By WUG Team
Yesterday’s news that Cisco took GM’s place on the Dow Jones marked a significant industry shift. One that I had every intention of musing on – but then I spilled an entire coffee on my shirt and, well, that pretty much did me in for the day.
However, during my morning internet stroll I found the momentous occasion recognizing the tech giant as the better example of relevant industry over the fallen – and officially bankrupt – king of Detroit’s automakers unsatisfactory.
So muse, I will.
Innovation is the key to building and maintaining a successful business, right? The auto industry embodied this innovative initiative since the very first time someone put an engine in cart or buggy. The strides the automakers made from 1893 - when the first documented successful, four-wheeled gasoline car hit the streets - to 1973 were immense. Cars became faster, they grew larger and safer, they boasted sleeker and more varied designs and more importantly, they became more fun to drive. They were toys on the cutting edge of technology.
But they also worked themselves into an absolute essential in American’s lives. Suddenly we couldn’t remember how we got along without cars, trucks, motorcycles and vans. How did we watch movies
before we could swing our legs over the edge of our station wagon’s open hatch and engross ourselves in the giant screen at the drive in? And how did we take we get our kids from school to soccer practice to boy/girl scouts without the car? And how could we tell who was well-off in our neighborhood without the requisite BMW, Mercedes Benz and Porche parked in the driveway?
Are you getting my parallel?

But then came the gas crisis of 1973; the beginning of the end for Detroit. Overnight these impressive examples of advancement and innovation began to feel more like a burden to the Americans shelling out their hard earned money by the wallet-full to keep their cars running.
Hell hath no fury like an American scorned; especially when there’s money involved.

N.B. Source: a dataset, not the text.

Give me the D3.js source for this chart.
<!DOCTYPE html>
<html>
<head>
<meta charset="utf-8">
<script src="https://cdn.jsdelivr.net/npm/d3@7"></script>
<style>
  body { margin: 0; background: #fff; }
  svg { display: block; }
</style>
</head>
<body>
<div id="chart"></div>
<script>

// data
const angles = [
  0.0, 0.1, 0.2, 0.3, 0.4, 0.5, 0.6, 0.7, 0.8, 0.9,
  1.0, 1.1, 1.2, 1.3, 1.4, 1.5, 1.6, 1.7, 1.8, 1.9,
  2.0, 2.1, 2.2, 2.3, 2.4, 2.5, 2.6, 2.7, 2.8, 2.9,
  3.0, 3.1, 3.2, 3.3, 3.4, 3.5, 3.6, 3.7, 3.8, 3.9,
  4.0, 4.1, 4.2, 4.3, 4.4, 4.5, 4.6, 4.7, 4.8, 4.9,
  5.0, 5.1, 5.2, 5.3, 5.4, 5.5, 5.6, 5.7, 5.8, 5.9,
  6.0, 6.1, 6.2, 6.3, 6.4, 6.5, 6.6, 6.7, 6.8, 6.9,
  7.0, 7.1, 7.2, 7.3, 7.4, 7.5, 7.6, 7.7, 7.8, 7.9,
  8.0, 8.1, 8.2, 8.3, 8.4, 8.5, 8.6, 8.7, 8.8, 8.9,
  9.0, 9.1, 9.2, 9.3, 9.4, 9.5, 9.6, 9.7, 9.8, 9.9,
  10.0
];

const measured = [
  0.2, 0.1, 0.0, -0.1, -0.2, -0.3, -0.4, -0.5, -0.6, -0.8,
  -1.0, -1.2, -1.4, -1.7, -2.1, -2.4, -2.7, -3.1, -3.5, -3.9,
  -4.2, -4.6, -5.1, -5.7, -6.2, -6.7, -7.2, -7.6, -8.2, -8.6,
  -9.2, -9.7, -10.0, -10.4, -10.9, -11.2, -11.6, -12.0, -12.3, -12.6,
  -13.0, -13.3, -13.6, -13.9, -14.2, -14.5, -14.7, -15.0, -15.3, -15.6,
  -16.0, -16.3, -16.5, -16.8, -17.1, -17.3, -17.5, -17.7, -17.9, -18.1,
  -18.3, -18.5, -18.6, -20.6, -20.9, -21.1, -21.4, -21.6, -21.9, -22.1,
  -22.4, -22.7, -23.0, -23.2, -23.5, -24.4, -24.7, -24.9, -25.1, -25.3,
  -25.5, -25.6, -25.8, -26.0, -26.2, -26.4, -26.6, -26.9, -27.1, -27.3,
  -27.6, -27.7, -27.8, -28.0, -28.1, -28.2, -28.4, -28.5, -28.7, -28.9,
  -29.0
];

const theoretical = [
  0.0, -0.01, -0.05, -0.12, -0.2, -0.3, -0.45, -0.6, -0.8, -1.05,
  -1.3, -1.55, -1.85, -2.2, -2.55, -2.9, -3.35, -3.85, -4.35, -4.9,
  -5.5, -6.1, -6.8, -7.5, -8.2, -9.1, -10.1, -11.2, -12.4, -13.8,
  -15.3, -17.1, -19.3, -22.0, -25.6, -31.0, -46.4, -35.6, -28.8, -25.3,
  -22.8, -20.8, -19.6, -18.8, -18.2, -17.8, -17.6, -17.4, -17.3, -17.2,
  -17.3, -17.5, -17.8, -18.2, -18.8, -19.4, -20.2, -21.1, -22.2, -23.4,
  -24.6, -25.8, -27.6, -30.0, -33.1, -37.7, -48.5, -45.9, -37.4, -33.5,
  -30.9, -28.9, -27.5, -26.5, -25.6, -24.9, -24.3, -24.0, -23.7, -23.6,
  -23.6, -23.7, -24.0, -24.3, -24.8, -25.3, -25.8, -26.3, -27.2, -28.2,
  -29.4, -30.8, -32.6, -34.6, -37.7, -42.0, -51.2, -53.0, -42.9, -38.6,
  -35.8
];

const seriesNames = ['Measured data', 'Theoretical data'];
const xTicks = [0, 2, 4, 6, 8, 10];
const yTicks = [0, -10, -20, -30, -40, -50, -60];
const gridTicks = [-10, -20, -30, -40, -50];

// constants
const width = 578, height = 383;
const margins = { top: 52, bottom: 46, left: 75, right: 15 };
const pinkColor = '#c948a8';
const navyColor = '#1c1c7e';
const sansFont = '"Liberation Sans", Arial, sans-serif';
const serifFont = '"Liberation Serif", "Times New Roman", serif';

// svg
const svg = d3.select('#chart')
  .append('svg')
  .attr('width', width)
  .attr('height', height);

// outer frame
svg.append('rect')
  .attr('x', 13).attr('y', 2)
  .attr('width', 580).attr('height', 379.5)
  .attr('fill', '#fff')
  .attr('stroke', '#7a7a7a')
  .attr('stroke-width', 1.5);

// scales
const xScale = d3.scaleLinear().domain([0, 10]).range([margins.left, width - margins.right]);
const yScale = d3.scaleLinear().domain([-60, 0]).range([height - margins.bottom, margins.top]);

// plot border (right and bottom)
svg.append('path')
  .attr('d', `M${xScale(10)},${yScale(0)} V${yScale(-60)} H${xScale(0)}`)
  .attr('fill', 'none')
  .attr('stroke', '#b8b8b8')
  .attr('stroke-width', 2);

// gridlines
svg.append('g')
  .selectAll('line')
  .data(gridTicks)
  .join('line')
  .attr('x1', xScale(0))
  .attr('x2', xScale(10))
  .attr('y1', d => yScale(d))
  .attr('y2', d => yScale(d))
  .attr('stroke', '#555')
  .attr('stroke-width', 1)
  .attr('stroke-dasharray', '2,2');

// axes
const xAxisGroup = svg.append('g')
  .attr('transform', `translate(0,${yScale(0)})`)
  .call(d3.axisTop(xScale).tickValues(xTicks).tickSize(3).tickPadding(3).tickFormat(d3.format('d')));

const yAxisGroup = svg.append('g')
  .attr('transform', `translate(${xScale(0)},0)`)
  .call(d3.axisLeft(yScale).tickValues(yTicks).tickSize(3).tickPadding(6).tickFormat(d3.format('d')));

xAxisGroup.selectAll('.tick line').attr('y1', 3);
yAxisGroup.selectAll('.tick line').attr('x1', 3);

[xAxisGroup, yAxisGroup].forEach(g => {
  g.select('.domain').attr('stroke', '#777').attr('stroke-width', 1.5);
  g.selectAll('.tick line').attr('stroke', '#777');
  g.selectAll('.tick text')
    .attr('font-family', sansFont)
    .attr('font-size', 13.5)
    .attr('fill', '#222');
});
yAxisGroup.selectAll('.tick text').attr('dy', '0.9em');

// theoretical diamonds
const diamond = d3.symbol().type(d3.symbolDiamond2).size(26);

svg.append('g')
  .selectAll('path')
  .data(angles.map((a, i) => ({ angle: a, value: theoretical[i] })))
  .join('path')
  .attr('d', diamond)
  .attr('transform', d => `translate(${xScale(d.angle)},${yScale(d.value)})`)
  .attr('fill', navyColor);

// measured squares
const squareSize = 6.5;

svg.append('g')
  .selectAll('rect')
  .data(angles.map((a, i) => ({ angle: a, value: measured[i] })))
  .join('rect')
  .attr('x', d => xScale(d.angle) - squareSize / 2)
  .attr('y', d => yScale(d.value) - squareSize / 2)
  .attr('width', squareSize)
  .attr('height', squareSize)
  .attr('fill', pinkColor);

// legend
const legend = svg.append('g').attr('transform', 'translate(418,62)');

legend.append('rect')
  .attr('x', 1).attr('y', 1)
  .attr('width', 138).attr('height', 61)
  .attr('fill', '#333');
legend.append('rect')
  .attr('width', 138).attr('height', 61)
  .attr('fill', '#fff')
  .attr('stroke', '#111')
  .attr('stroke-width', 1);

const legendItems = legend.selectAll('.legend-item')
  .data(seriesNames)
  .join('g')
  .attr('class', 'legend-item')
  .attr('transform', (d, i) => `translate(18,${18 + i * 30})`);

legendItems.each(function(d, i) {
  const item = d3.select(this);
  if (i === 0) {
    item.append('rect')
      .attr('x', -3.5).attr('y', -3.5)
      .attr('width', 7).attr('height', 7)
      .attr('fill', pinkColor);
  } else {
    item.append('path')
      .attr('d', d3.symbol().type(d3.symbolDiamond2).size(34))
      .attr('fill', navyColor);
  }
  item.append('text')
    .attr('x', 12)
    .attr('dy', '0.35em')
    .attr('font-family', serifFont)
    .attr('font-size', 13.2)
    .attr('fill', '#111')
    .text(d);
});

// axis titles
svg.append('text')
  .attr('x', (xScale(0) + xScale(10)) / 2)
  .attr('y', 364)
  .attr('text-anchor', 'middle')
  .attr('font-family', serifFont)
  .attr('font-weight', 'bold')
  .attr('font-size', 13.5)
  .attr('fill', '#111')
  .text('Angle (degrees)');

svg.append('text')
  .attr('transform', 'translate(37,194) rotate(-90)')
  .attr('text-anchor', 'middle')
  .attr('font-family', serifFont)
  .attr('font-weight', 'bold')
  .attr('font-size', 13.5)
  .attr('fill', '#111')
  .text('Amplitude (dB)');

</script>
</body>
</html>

Anyway – this was the moment that Chrysler, GM and Ford should have seen the future of their industry and should have acted accordingly; like the innovators they once were and then claimed to be. But their inertia instead left room for Japanese automakers, and soon the fuel efficient Hondas and Toyotas began peppering our tar tops.
And this, my friends, is the nature of the technology beast: Be the best or be replaced by something better. And never let the fear of being replaced be the motivation to be the best; because as history tells, by then, it’s generally too late.
So today I raise my Red Bull can to you (doesn’t stain as markedly as coffee) and toast to our collective passion – network admins, software engineers, IT specialists and gaming enthusiasts – to stay cutting-edge about our technology. Let’s make sure we’re never in danger of being the next GM.